Goal - Make an exact copy of the lines, leaving the pictures out.

Material -
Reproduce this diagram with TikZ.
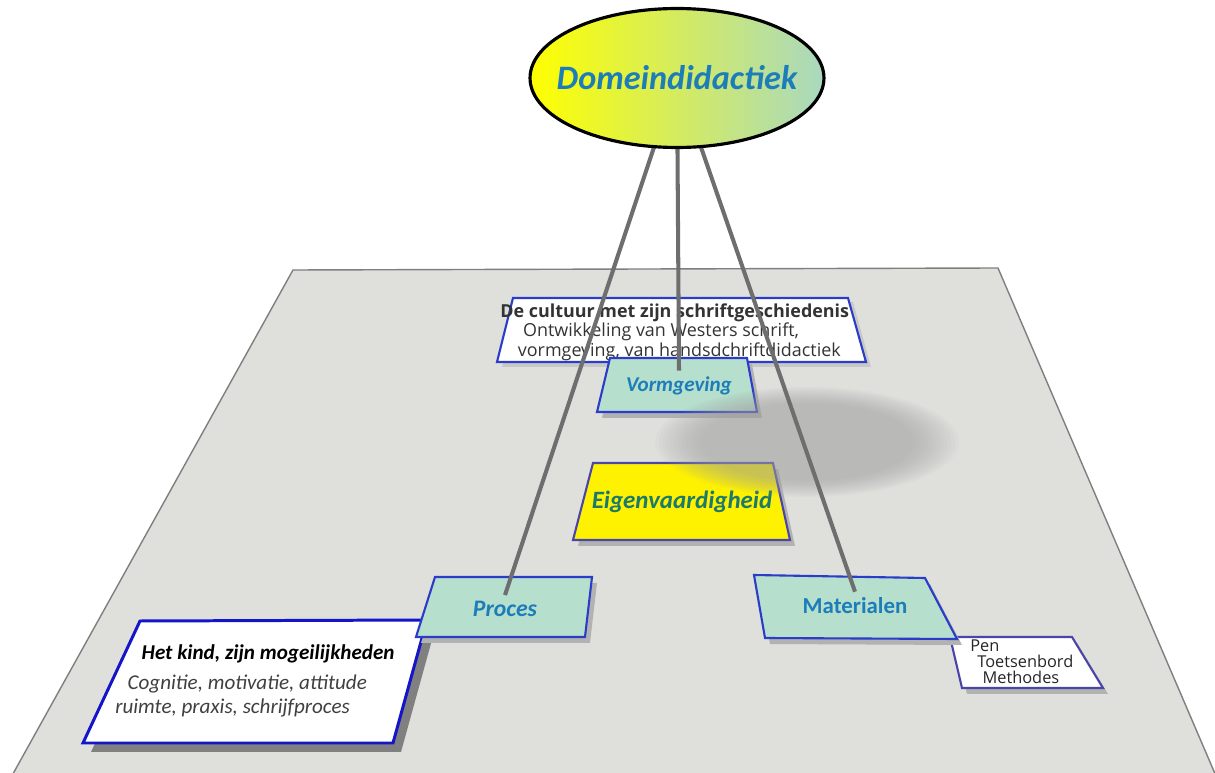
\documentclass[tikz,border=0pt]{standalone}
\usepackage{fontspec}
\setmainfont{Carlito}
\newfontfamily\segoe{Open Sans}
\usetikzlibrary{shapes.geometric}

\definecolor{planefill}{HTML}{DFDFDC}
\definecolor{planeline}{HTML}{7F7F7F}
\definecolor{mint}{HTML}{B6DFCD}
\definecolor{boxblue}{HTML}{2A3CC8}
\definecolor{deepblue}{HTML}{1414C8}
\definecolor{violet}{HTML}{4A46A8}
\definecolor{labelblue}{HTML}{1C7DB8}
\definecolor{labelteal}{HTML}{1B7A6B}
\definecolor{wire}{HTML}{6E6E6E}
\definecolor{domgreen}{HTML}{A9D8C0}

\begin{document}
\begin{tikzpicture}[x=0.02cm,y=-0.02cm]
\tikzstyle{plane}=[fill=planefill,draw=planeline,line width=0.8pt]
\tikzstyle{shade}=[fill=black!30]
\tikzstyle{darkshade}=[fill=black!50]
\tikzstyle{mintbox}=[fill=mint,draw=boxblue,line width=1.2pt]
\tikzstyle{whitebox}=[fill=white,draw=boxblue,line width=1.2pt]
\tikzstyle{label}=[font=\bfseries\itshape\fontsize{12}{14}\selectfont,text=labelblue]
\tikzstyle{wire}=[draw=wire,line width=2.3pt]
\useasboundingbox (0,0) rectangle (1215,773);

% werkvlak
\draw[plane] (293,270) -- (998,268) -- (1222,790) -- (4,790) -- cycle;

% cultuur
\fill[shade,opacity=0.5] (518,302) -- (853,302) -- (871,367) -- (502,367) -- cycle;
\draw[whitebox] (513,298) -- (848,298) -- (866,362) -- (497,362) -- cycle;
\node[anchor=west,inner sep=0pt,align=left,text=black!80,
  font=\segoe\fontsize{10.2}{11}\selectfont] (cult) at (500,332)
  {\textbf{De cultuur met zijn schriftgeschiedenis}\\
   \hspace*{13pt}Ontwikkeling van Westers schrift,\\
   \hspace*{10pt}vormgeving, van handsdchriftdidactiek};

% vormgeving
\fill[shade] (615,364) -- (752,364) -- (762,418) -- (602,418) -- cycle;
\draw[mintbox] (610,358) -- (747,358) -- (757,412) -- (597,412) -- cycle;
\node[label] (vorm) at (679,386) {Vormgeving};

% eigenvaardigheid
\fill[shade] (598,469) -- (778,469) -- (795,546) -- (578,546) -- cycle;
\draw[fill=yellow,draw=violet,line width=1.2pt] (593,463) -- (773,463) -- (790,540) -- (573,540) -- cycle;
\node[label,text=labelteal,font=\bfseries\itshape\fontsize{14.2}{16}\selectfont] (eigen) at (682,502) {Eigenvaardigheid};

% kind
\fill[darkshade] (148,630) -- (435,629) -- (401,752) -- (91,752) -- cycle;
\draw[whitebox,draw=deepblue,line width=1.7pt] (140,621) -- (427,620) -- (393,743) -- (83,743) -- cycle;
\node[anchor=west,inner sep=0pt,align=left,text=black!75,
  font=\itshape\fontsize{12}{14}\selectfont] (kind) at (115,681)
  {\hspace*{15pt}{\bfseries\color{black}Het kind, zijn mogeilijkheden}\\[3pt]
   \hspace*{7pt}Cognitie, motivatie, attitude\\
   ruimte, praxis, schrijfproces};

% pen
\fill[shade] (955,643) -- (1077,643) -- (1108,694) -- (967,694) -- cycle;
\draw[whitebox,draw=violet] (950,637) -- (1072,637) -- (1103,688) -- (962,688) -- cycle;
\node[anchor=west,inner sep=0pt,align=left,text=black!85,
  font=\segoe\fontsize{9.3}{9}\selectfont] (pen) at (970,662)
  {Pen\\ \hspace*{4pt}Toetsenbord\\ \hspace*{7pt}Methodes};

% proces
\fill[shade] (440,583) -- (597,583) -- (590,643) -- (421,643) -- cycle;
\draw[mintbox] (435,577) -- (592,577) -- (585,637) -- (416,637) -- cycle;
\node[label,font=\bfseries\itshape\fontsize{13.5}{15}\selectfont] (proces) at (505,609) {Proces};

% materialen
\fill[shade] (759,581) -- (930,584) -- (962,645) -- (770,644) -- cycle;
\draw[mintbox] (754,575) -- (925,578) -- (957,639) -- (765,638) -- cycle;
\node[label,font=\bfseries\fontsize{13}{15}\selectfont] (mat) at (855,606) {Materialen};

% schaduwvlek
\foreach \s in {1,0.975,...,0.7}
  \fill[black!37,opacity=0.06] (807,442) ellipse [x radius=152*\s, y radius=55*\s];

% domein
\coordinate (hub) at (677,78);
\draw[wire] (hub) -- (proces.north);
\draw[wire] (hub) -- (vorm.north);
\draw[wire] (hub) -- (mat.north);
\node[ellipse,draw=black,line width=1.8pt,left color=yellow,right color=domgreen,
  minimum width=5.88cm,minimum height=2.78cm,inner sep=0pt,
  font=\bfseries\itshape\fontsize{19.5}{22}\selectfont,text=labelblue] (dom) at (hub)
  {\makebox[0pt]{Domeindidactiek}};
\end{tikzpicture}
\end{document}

Written solution -
Reproduce this diagram with TikZ.
\documentclass[tikz,border=0pt]{standalone}
\usepackage{fontspec}
\setmainfont{Carlito}
\newfontfamily\segoe{Open Sans}
\usetikzlibrary{shapes.geometric}

\definecolor{planefill}{HTML}{DFDFDC}
\definecolor{planeline}{HTML}{7F7F7F}
\definecolor{mint}{HTML}{B6DFCD}
\definecolor{boxblue}{HTML}{2A3CC8}
\definecolor{deepblue}{HTML}{1414C8}
\definecolor{violet}{HTML}{4A46A8}
\definecolor{labelblue}{HTML}{1C7DB8}
\definecolor{labelteal}{HTML}{1B7A6B}
\definecolor{wire}{HTML}{6E6E6E}
\definecolor{domgreen}{HTML}{A9D8C0}

\begin{document}
\begin{tikzpicture}[x=0.02cm,y=-0.02cm]
\tikzstyle{plane}=[fill=planefill,draw=planeline,line width=0.8pt]
\tikzstyle{shade}=[fill=black!30]
\tikzstyle{darkshade}=[fill=black!50]
\tikzstyle{mintbox}=[fill=mint,draw=boxblue,line width=1.2pt]
\tikzstyle{whitebox}=[fill=white,draw=boxblue,line width=1.2pt]
\tikzstyle{label}=[font=\bfseries\itshape\fontsize{12}{14}\selectfont,text=labelblue]
\tikzstyle{wire}=[draw=wire,line width=2.3pt]
\useasboundingbox (0,0) rectangle (1215,773);

% werkvlak
\draw[plane] (293,270) -- (998,268) -- (1222,790) -- (4,790) -- cycle;

% cultuur
\fill[shade,opacity=0.5] (518,302) -- (853,302) -- (871,367) -- (502,367) -- cycle;
\draw[whitebox] (513,298) -- (848,298) -- (866,362) -- (497,362) -- cycle;
\node[anchor=west,inner sep=0pt,align=left,text=black!80,
  font=\segoe\fontsize{10.2}{11}\selectfont] (cult) at (500,332)
  {\textbf{De cultuur met zijn schriftgeschiedenis}\\
   \hspace*{13pt}Ontwikkeling van Westers schrift,\\
   \hspace*{10pt}vormgeving, van handsdchriftdidactiek};

% vormgeving
\fill[shade] (615,364) -- (752,364) -- (762,418) -- (602,418) -- cycle;
\draw[mintbox] (610,358) -- (747,358) -- (757,412) -- (597,412) -- cycle;
\node[label] (vorm) at (679,386) {Vormgeving};

% eigenvaardigheid
\fill[shade] (598,469) -- (778,469) -- (795,546) -- (578,546) -- cycle;
\draw[fill=yellow,draw=violet,line width=1.2pt] (593,463) -- (773,463) -- (790,540) -- (573,540) -- cycle;
\node[label,text=labelteal,font=\bfseries\itshape\fontsize{14.2}{16}\selectfont] (eigen) at (682,502) {Eigenvaardigheid};

% kind
\fill[darkshade] (148,630) -- (435,629) -- (401,752) -- (91,752) -- cycle;
\draw[whitebox,draw=deepblue,line width=1.7pt] (140,621) -- (427,620) -- (393,743) -- (83,743) -- cycle;
\node[anchor=west,inner sep=0pt,align=left,text=black!75,
  font=\itshape\fontsize{12}{14}\selectfont] (kind) at (115,681)
  {\hspace*{15pt}{\bfseries\color{black}Het kind, zijn mogeilijkheden}\\[3pt]
   \hspace*{7pt}Cognitie, motivatie, attitude\\
   ruimte, praxis, schrijfproces};

% pen
\fill[shade] (955,643) -- (1077,643) -- (1108,694) -- (967,694) -- cycle;
\draw[whitebox,draw=violet] (950,637) -- (1072,637) -- (1103,688) -- (962,688) -- cycle;
\node[anchor=west,inner sep=0pt,align=left,text=black!85,
  font=\segoe\fontsize{9.3}{9}\selectfont] (pen) at (970,662)
  {Pen\\ \hspace*{4pt}Toetsenbord\\ \hspace*{7pt}Methodes};

% proces
\fill[shade] (440,583) -- (597,583) -- (590,643) -- (421,643) -- cycle;
\draw[mintbox] (435,577) -- (592,577) -- (585,637) -- (416,637) -- cycle;
\node[label,font=\bfseries\itshape\fontsize{13.5}{15}\selectfont] (proces) at (505,609) {Proces};

% materialen
\fill[shade] (759,581) -- (930,584) -- (962,645) -- (770,644) -- cycle;
\draw[mintbox] (754,575) -- (925,578) -- (957,639) -- (765,638) -- cycle;
\node[label,font=\bfseries\fontsize{13}{15}\selectfont] (mat) at (855,606) {Materialen};

% schaduwvlek
\foreach \s in {1,0.975,...,0.7}
  \fill[black!37,opacity=0.06] (807,442) ellipse [x radius=152*\s, y radius=55*\s];

% domein
\coordinate (hub) at (677,78);
\draw[wire] (hub) -- (proces.north);
\draw[wire] (hub) -- (vorm.north);
\draw[wire] (hub) -- (mat.north);
\node[ellipse,draw=black,line width=1.8pt,left color=yellow,right color=domgreen,
  minimum width=5.88cm,minimum height=2.78cm,inner sep=0pt,
  font=\bfseries\itshape\fontsize{19.5}{22}\selectfont,text=labelblue] (dom) at (hub)
  {\makebox[0pt]{Domeindidactiek}};
\end{tikzpicture}
\end{document}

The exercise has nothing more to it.